Olfactory information regulates both acquired and innate behaviors in animals, with learning-dependent circuits processed in the ventral zone (V zone) and innate circuits processed in the dorsal zone (D zone) of the olfactory epithelium. These zones are distinguished by their molecular characteristics, including the forkhead transcription factor Foxg1, which is consistently expressed in the V zone from embryonic development through adulthood. However, embryos lacking Foxg1 fail to establish the olfactory epithelium, leaving its role in zone formation and zone-specific function unclear.

This year, we employed a tamoxifen-inducible Cre/Flp recombination system to achieve cell-autonomous Foxg1 deletion in olfactory epithelial stem cells and performed lineage tracing of Foxg1-deficient cells using a lineage-dependent GFP reporter. Our results revealed that in control mice, Foxg1-lineage cells remained confined to the V zone and primarily differentiated into neurons. In contrast, Foxg1-deficient stem cells partially invaded the D zone, and those remaining in the V zone differentiated into sustentacular cells. Postnatal analysis further revealed that conditional Foxg1 removal disrupts the V zone-specific expansion of the olfactory epithelium.

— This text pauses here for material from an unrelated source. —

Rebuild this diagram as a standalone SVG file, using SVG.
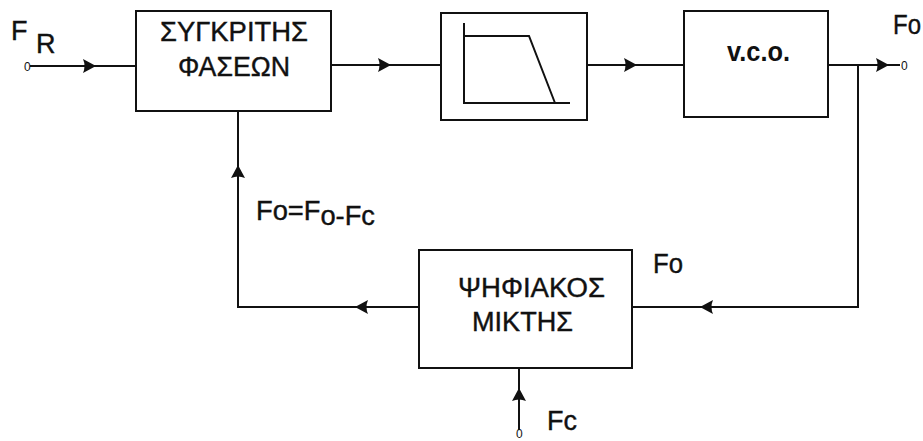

Given that the V zone in rodents occupies approximately three times the surface area of the D zone, reflecting their strong reliance on olfactory information, these findings suggest that Foxg1 regulates the selective expansion of the V zone and learning-dependent circuit formation by maintaining zone-specific expression.

These results were presented at the 25^th Biennial Meeting of the International society for Developmental Neuroscience, the 17th Meeting of the International Society of Olfaction and Taste, and at the 18th Annual Meeting of the Neurogenesis Society.